Im AMBULANTICUM ermöglicht man den angeblich „austherapierten“ Patient:innen eine erfolgreiche individualisierte Intensivtherapie. Sogar nach vielen Jahren der Erkrankung machen sie noch Fortschritte und kommen ihrem Ziel wieder ein Stück näher. Darum steht das Ambulaticum für Hoffnung, die es den Menschen gibt, die als austherapiert gelten. Wir haben gezeigt, dass es sich lohnt, nach zeitgemäßen anderen Wegen zu suchen und nicht aufzugeben – und dass die Diagnose „austherapiert“ noch lange nicht das Ende ist.

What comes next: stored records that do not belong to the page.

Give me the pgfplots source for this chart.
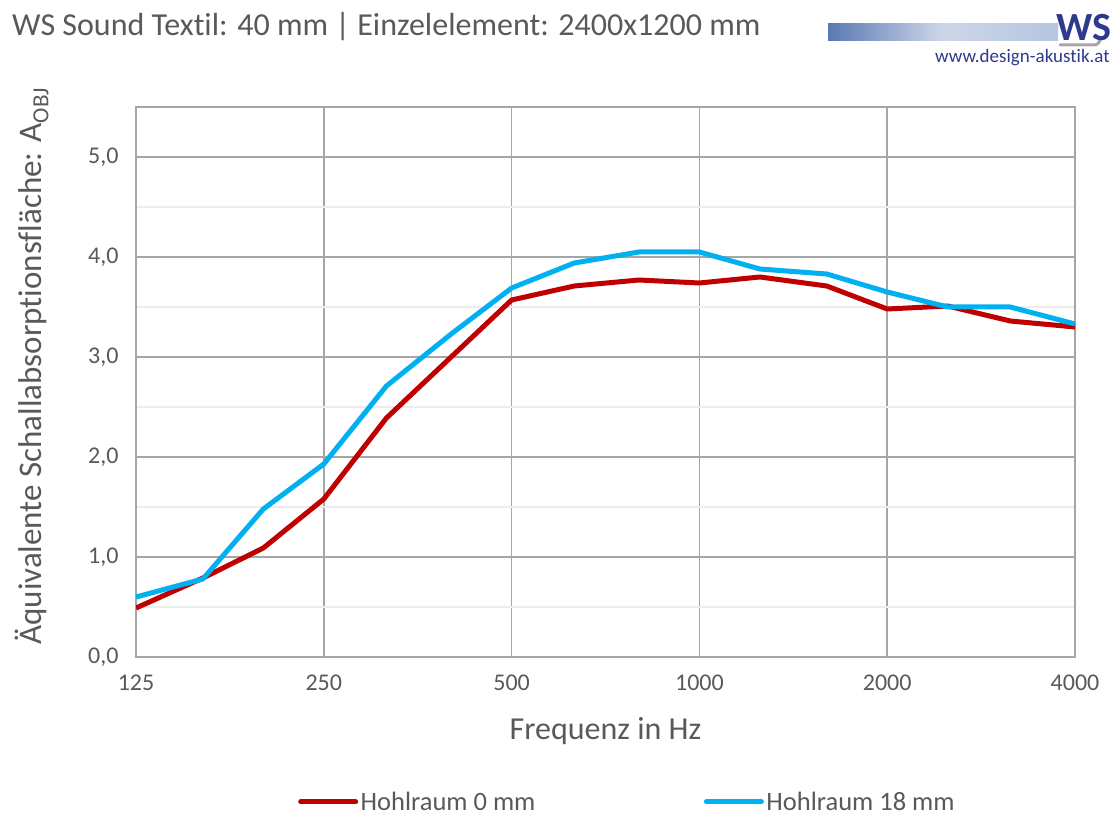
\documentclass[border=0pt]{standalone}
\usepackage{fontspec}
\setmainfont{Carlito}[Ligatures=NoCommon]
\usepackage{pgfplots}
\usepackage{pgfplotstable}
\pgfplotsset{compat=1.18}
\definecolor{txt}{HTML}{595959}
\definecolor{redl}{HTML}{C00000}
\definecolor{bluel}{HTML}{00B0F0}
\definecolor{gridc}{HTML}{A6A6A6}
\definecolor{minorc}{HTML}{EDEDED}
\definecolor{navy}{HTML}{2E3A8C}
\definecolor{strip1}{HTML}{5A78B4}
\definecolor{strip2}{HTML}{B4C6E0}

\pgfplotstableread{
f   a
125 0.49
160 0.79
200 1.09
250 1.58
315 2.39
400 3.00
500 3.57
630 3.71
800 3.77
1000 3.74
1250 3.80
1600 3.71
2000 3.48
2500 3.51
3150 3.36
4000 3.30
}\hohlnull

\pgfplotstableread{
f   a
125 0.60
160 0.78
200 1.48
250 1.93
315 2.71
400 3.23
500 3.69
630 3.94
800 4.05
1000 4.05
1250 3.88
1600 3.83
2000 3.65
2500 3.50
3150 3.50
4000 3.33
}\hohlacht

\begin{document}
\begin{tikzpicture}
\useasboundingbox (-136pt,-182pt) rectangle (984pt,657pt);
\begin{axis}[
  at={(0pt,0pt)}, anchor=south west,
  scale only axis, width=939pt, height=550pt,
  xmode=log, xmin=125, xmax=4000,
  xtick={125,250,500,1000,2000,4000},
  xticklabels={125,250,500,1000,2000,4000},
  minor xtick={},
  ymin=0, ymax=5.5,
  ytick={0,1,2,3,4,5},
  minor ytick={0.5,1.5,2.5,3.5,4.5},
  xmajorgrids, ymajorgrids, yminorgrids,
  major grid style={gridc, line width=1.5pt},
  minor grid style={minorc, line width=1.5pt},
  axis line style={gridc, line width=1.5pt},
  tick style={draw=none},
  /pgf/number format/assume math mode=true,
  ticklabel style={font=\fontsize{24}{28}\selectfont, text=txt},
  yticklabel style={/pgf/number format/fixed, /pgf/number format/fixed zerofill,
    /pgf/number format/precision=1, /pgf/number format/use comma, xshift=-14pt},
  xticklabel style={yshift=-14pt},
  legend columns=2,
  legend style={at={(rel axis cs:0.1725,-0.2636)}, anchor=west, draw=none, fill=none,
    inner sep=0pt, font=\fontsize{26.5}{30}\selectfont, text=txt,
    nodes={inner sep=2.5pt},
    /tikz/every even column/.append style={column sep=166pt}},
  legend image code/.code={\draw[#1, line width=5pt, line cap=round] (0pt,0pt) -- (55pt,0pt);},
]
\addplot[redl, line width=5pt, line join=round] table[x=f, y=a] {\hohlnull};
\addlegendentry{Hohlraum 0 mm}
\addplot[bluel, line width=5pt, line join=round] table[x=f, y=a] {\hohlacht};
\addlegendentry{Hohlraum 18 mm}
\end{axis}
% title
\node[anchor=base west, text=txt, font=\fontsize{32}{38}\selectfont, inner sep=0pt] at (-124pt,621pt)
  {WS Sound Textil: 40 mm | Einzelelement: 2400x1200 mm};
% axis labels
\node[anchor=base, text=txt, font=\fontsize{32}{38}\selectfont, inner sep=0pt] at (469.5pt,-82pt) {Frequenz in Hz};
\node[rotate=90, text=txt, font=\fontsize{33}{38}\selectfont, inner sep=0pt] at (-104pt,291pt)
  {Äquivalente Schallabsorptionsfläche: A\textsubscript{OBJ}};
% logo
\shade[left color=strip1, right color=strip2, middle color=white!70!strip1] (692pt,616pt) rectangle (922pt,633pt);
\draw[gray!70, line width=3pt, line cap=round] (924pt,612pt) -- (958pt,612pt) arc[start angle=-90, end angle=0, radius=6pt];
\node[anchor=south west, text=navy, font=\fontsize{40}{44}\selectfont\bfseries, inner sep=0pt] at (920pt,616pt) {WS};
\node[anchor=base east, text=navy, font=\fontsize{19}{22}\selectfont, inner sep=0pt] at (974pt,594pt) {www.design-akustik.at};
\end{tikzpicture}
\end{document}
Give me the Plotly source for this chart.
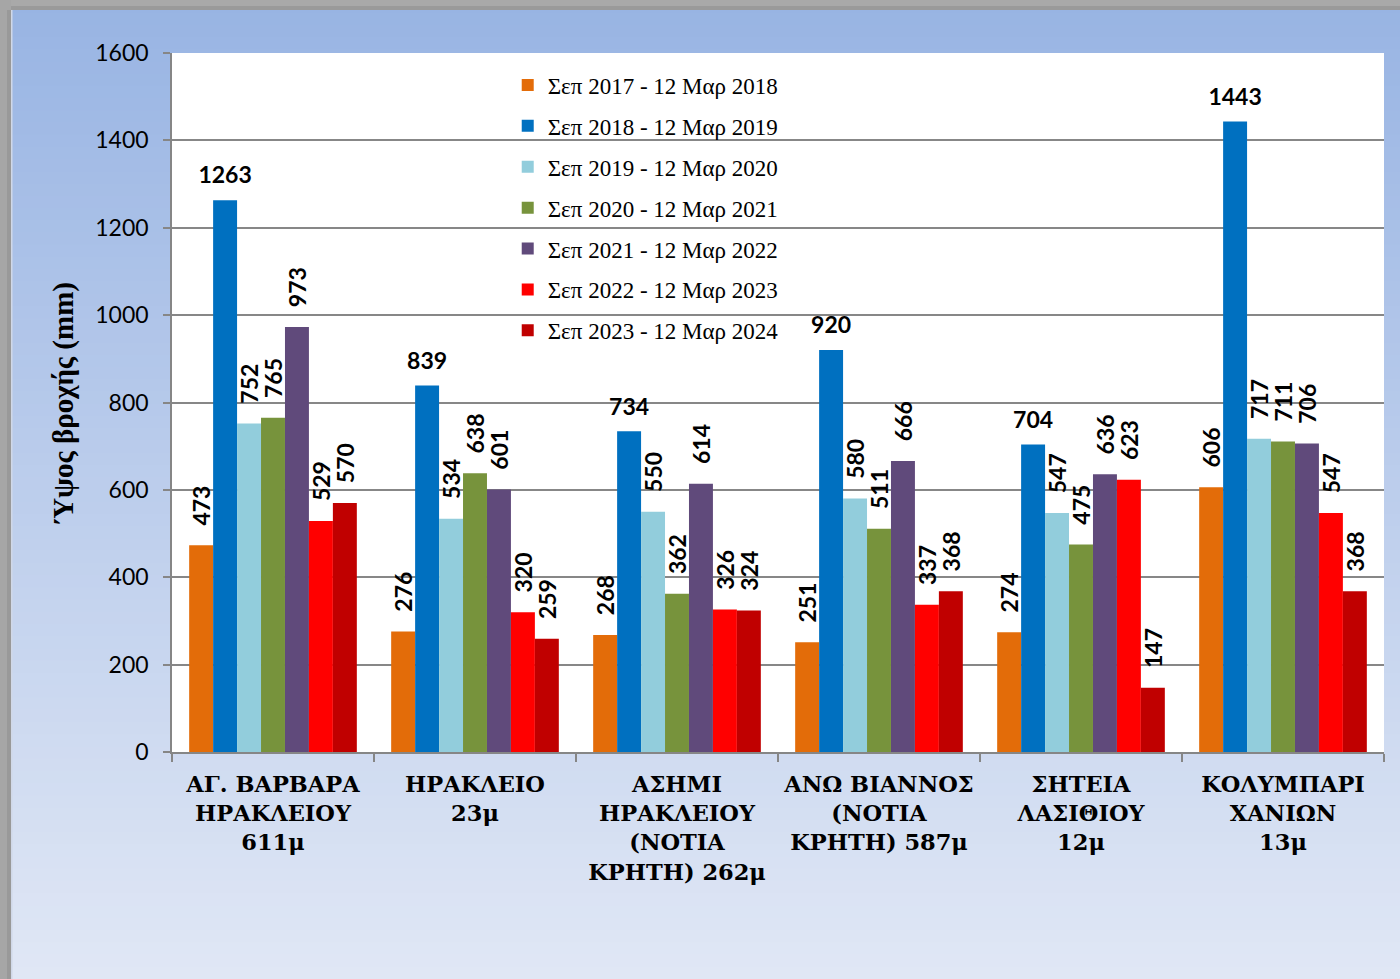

Wie sehen Sie die Zukunft: Was möchten Sie mit dem und für das Ambulanticum und seine Patienten noch erreichen?

Dr. Bernhard Krahl:

Wir werden das Ambulanticum in eine Stiftung umwandeln. So ist die Unabhängigkeit und Entscheidungsfreiheit langfristig gewährleistet – auch nach unserem Ausscheiden. Wir möchten, dass dieses zielführende Trainingstherapiekonzept des Ambulanticum von allen Kostenträgern akzeptiert wird und alle Kinder und Erwachsene mit einer Erkrankung des ZNS in naher Zukunft davon profitieren können.

Marion Schrimpf:

Dafür muss allerdings ein Umdenken in Gesellschaft und Politik erreicht werden. Die bürokratischen Hürden für eine solche Therapie müssen abgebaut werden. Und vor allem dürfen solche Therapiemöglichkeiten nicht am Geld scheitern. Bei einem sowieso schon unfairen Kampf, in dem es darum geht, sich Dinge „zurückzuerobern“, die den meisten Menschen selbstverständlich erscheinen, sollten zumindest alle die gleichen Chancen haben. Und die Hoffnung, wieder ein selbstbestimmtes Leben führen zu können.